Work required
Quote the data exactly, first line to the line containing "porkTickMonths = [0,2,4,6,8,10,12,14,16,18,20,22,24,26,28];", with no pictures.

# # # #

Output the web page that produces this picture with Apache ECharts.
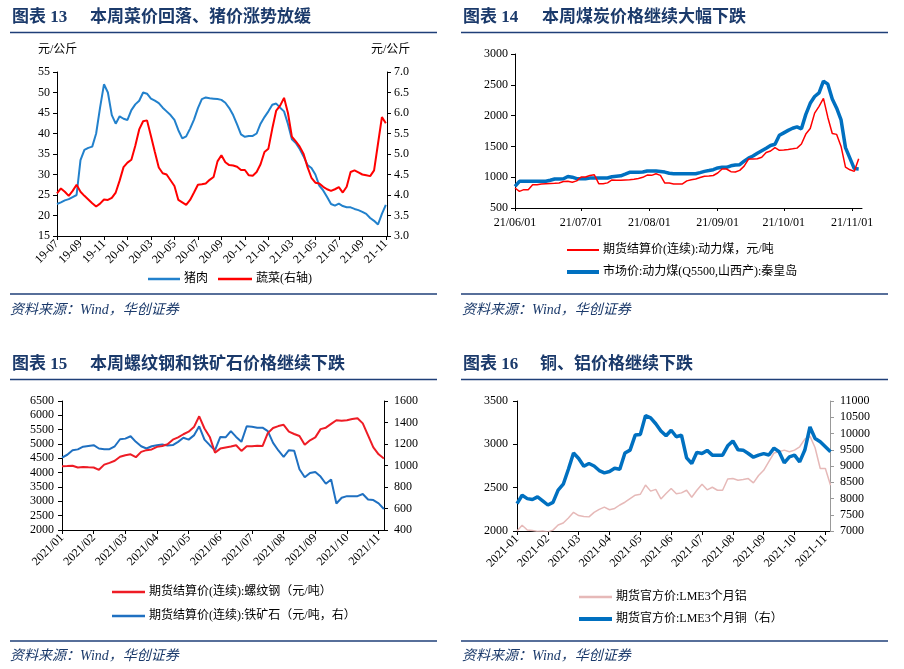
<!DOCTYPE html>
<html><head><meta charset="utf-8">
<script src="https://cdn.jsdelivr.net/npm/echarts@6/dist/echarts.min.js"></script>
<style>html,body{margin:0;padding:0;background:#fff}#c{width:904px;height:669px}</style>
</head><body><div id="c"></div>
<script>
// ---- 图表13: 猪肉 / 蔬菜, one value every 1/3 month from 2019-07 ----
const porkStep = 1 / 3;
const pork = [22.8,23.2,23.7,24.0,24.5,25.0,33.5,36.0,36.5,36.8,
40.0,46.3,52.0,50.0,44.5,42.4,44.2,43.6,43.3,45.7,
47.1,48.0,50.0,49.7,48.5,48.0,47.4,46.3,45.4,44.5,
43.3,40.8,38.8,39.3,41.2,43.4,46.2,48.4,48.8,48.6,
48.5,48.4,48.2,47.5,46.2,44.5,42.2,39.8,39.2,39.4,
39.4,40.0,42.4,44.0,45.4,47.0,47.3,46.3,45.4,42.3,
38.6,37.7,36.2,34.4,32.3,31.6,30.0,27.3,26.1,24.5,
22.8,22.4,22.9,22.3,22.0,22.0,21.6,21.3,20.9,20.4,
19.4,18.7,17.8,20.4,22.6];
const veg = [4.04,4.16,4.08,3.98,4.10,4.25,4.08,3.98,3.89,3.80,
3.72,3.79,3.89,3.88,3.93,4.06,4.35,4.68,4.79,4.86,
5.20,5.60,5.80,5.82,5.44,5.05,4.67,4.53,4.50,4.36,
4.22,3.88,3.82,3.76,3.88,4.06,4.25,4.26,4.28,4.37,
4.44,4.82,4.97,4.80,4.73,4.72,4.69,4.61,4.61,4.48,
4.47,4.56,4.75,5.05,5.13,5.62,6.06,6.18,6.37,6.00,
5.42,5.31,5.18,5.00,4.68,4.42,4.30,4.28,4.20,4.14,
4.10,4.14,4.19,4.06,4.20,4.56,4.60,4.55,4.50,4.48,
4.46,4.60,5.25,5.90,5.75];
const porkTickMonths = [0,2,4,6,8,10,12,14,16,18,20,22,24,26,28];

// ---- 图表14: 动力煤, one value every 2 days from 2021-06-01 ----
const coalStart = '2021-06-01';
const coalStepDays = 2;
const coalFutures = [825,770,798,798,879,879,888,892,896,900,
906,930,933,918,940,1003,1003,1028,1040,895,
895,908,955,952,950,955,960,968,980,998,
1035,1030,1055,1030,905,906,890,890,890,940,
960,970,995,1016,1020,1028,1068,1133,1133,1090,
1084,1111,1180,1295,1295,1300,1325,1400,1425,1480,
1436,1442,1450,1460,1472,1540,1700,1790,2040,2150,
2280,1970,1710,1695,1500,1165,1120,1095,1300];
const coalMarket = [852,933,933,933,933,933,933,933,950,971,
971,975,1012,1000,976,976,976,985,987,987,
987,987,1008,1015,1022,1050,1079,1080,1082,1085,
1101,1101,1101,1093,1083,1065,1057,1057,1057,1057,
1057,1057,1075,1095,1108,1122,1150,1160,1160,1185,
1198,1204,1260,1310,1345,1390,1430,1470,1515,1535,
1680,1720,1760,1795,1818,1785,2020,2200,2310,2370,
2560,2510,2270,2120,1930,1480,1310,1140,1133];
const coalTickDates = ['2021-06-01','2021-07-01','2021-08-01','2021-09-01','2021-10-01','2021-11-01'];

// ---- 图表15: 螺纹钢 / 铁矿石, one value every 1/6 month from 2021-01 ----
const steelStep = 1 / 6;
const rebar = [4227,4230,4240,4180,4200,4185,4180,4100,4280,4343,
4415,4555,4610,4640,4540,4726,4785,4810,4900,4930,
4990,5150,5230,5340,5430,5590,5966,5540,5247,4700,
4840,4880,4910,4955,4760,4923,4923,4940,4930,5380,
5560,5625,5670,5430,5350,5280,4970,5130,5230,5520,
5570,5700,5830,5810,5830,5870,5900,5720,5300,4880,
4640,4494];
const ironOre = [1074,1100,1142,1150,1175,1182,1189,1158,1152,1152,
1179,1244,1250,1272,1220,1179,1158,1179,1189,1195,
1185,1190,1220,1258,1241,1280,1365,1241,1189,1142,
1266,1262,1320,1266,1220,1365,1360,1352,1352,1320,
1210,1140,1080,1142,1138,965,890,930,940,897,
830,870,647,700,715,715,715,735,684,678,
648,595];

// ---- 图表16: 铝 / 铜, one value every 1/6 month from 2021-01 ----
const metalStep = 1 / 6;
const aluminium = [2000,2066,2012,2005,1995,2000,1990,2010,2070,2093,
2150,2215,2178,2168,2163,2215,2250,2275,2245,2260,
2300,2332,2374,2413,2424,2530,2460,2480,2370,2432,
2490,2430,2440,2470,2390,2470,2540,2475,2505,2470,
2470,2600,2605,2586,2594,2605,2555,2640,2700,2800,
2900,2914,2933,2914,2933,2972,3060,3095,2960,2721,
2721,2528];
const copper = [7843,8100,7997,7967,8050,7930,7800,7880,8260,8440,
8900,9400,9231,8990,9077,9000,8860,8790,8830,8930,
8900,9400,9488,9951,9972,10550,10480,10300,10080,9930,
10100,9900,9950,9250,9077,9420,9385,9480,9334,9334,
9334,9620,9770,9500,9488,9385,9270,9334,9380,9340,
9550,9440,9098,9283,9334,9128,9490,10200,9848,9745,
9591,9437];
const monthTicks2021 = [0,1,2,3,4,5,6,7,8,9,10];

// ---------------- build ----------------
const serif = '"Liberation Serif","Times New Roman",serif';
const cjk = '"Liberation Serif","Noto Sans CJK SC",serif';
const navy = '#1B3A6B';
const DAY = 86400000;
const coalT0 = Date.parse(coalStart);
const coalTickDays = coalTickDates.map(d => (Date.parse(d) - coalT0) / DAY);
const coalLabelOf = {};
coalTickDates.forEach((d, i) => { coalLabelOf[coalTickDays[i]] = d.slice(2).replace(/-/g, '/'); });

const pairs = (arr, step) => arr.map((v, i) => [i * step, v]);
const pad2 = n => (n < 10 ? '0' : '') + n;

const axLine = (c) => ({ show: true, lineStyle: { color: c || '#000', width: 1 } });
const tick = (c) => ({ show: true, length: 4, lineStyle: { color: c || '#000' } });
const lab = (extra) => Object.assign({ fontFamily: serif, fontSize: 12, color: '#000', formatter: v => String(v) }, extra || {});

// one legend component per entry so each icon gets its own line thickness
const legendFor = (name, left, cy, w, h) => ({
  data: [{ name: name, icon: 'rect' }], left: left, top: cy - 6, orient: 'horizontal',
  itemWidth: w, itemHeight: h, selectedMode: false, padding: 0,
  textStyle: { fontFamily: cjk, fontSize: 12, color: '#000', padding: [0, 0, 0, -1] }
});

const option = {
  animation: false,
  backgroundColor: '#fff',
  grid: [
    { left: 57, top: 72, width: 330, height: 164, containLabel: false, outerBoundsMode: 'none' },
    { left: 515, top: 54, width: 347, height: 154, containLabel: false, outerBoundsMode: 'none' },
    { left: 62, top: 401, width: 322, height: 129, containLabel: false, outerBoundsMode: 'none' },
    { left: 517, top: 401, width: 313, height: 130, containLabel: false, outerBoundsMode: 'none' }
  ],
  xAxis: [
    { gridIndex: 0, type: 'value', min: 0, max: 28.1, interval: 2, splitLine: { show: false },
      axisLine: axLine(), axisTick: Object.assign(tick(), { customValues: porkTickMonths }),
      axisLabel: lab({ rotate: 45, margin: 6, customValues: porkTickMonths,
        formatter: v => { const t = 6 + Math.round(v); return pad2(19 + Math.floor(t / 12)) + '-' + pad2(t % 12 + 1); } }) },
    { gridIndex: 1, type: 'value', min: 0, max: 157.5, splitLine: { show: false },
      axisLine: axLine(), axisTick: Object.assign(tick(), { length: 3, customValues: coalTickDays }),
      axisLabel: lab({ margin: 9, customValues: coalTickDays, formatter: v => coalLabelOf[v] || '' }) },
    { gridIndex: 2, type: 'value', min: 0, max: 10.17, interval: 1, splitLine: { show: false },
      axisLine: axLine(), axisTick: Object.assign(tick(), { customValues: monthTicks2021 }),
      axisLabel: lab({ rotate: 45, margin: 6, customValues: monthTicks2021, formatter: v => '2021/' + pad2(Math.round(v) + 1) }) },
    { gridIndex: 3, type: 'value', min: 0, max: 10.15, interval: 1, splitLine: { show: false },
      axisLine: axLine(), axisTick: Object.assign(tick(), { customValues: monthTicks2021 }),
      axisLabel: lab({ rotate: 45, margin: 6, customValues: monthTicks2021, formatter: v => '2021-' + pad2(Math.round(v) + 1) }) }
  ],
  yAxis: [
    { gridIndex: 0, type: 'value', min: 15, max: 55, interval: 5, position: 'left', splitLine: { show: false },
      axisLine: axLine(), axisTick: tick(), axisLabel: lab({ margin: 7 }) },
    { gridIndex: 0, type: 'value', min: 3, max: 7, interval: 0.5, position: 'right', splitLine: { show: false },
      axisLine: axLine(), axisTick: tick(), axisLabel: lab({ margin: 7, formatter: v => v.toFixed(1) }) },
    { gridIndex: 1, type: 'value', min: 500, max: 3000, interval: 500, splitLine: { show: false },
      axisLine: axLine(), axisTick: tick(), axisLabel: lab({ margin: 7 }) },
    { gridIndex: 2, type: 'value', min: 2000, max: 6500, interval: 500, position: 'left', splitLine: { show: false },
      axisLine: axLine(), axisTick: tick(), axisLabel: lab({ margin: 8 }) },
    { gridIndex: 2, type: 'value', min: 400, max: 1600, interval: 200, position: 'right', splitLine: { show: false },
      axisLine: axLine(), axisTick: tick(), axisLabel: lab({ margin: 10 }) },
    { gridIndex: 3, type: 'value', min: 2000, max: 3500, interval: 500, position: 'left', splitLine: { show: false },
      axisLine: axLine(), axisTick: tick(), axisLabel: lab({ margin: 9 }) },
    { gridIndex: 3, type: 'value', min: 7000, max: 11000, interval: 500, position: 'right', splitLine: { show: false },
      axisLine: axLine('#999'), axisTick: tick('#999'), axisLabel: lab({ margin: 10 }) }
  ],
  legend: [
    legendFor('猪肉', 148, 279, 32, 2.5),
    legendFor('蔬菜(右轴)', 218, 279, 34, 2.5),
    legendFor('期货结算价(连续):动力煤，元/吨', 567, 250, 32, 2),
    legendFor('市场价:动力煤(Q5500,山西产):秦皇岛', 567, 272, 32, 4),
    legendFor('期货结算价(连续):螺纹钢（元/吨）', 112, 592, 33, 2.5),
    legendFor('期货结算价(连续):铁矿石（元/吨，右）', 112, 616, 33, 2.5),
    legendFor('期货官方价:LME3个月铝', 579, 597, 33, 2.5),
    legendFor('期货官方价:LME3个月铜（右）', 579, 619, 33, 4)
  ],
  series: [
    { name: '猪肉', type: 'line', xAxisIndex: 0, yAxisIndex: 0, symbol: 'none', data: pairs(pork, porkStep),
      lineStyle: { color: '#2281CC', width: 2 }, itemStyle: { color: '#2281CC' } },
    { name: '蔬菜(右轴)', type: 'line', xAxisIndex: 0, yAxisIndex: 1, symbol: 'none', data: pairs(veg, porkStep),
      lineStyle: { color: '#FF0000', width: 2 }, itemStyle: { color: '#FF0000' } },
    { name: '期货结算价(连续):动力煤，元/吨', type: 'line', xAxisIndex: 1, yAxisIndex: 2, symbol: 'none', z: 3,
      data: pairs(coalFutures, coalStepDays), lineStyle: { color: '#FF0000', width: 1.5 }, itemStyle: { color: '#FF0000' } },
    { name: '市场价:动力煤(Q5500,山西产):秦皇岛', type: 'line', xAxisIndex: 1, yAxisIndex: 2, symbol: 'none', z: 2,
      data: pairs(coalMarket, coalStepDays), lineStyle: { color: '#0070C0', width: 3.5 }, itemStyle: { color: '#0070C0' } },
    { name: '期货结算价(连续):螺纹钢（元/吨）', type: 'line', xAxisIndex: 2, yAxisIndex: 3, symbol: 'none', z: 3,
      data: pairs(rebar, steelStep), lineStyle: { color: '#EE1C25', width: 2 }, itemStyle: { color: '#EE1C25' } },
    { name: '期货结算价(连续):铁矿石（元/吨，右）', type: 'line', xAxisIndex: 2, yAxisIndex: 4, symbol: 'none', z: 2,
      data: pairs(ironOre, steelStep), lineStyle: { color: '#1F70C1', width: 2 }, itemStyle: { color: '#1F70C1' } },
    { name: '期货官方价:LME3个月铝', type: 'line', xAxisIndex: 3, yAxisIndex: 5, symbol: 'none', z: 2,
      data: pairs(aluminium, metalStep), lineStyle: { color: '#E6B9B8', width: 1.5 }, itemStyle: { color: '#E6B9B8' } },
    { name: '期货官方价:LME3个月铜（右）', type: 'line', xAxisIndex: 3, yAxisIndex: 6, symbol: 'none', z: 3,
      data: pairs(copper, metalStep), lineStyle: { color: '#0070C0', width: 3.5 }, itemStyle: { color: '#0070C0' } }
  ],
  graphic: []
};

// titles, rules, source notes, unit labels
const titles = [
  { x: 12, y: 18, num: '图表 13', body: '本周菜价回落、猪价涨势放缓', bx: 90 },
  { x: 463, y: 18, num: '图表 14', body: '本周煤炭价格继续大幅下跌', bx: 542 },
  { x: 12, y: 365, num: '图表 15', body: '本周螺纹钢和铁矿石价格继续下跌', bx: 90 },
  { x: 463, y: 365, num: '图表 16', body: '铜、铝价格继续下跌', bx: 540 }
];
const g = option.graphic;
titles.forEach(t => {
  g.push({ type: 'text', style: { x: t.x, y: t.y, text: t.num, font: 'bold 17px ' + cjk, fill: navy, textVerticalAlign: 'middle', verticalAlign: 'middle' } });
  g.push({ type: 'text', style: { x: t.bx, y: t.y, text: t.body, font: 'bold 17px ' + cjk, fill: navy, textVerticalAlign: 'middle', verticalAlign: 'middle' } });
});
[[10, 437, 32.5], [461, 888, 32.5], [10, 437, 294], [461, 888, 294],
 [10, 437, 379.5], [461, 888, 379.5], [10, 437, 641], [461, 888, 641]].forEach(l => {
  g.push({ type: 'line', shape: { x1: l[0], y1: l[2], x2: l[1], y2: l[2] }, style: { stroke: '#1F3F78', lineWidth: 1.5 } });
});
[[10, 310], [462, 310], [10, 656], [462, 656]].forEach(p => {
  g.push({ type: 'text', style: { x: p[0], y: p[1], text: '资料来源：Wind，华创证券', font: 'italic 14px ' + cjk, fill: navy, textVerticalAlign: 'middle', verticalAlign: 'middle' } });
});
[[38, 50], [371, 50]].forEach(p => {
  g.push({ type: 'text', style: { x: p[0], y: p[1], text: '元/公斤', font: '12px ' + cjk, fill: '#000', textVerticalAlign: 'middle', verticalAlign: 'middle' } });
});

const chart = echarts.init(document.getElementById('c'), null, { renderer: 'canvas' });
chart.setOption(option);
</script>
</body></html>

# # # #

Completed task
Output the web page that produces this picture with Apache ECharts.
<!DOCTYPE html>
<html><head><meta charset="utf-8">
<script src="https://cdn.jsdelivr.net/npm/echarts@6/dist/echarts.min.js"></script>
<style>html,body{margin:0;padding:0;background:#fff}#c{width:904px;height:669px}</style>
</head><body><div id="c"></div>
<script>
// ---- 图表13: 猪肉 / 蔬菜, one value every 1/3 month from 2019-07 ----
const porkStep = 1 / 3;
const pork = [22.8,23.2,23.7,24.0,24.5,25.0,33.5,36.0,36.5,36.8,
40.0,46.3,52.0,50.0,44.5,42.4,44.2,43.6,43.3,45.7,
47.1,48.0,50.0,49.7,48.5,48.0,47.4,46.3,45.4,44.5,
43.3,40.8,38.8,39.3,41.2,43.4,46.2,48.4,48.8,48.6,
48.5,48.4,48.2,47.5,46.2,44.5,42.2,39.8,39.2,39.4,
39.4,40.0,42.4,44.0,45.4,47.0,47.3,46.3,45.4,42.3,
38.6,37.7,36.2,34.4,32.3,31.6,30.0,27.3,26.1,24.5,
22.8,22.4,22.9,22.3,22.0,22.0,21.6,21.3,20.9,20.4,
19.4,18.7,17.8,20.4,22.6];
const veg = [4.04,4.16,4.08,3.98,4.10,4.25,4.08,3.98,3.89,3.80,
3.72,3.79,3.89,3.88,3.93,4.06,4.35,4.68,4.79,4.86,
5.20,5.60,5.80,5.82,5.44,5.05,4.67,4.53,4.50,4.36,
4.22,3.88,3.82,3.76,3.88,4.06,4.25,4.26,4.28,4.37,
4.44,4.82,4.97,4.80,4.73,4.72,4.69,4.61,4.61,4.48,
4.47,4.56,4.75,5.05,5.13,5.62,6.06,6.18,6.37,6.00,
5.42,5.31,5.18,5.00,4.68,4.42,4.30,4.28,4.20,4.14,
4.10,4.14,4.19,4.06,4.20,4.56,4.60,4.55,4.50,4.48,
4.46,4.60,5.25,5.90,5.75];
const porkTickMonths = [0,2,4,6,8,10,12,14,16,18,20,22,24,26,28];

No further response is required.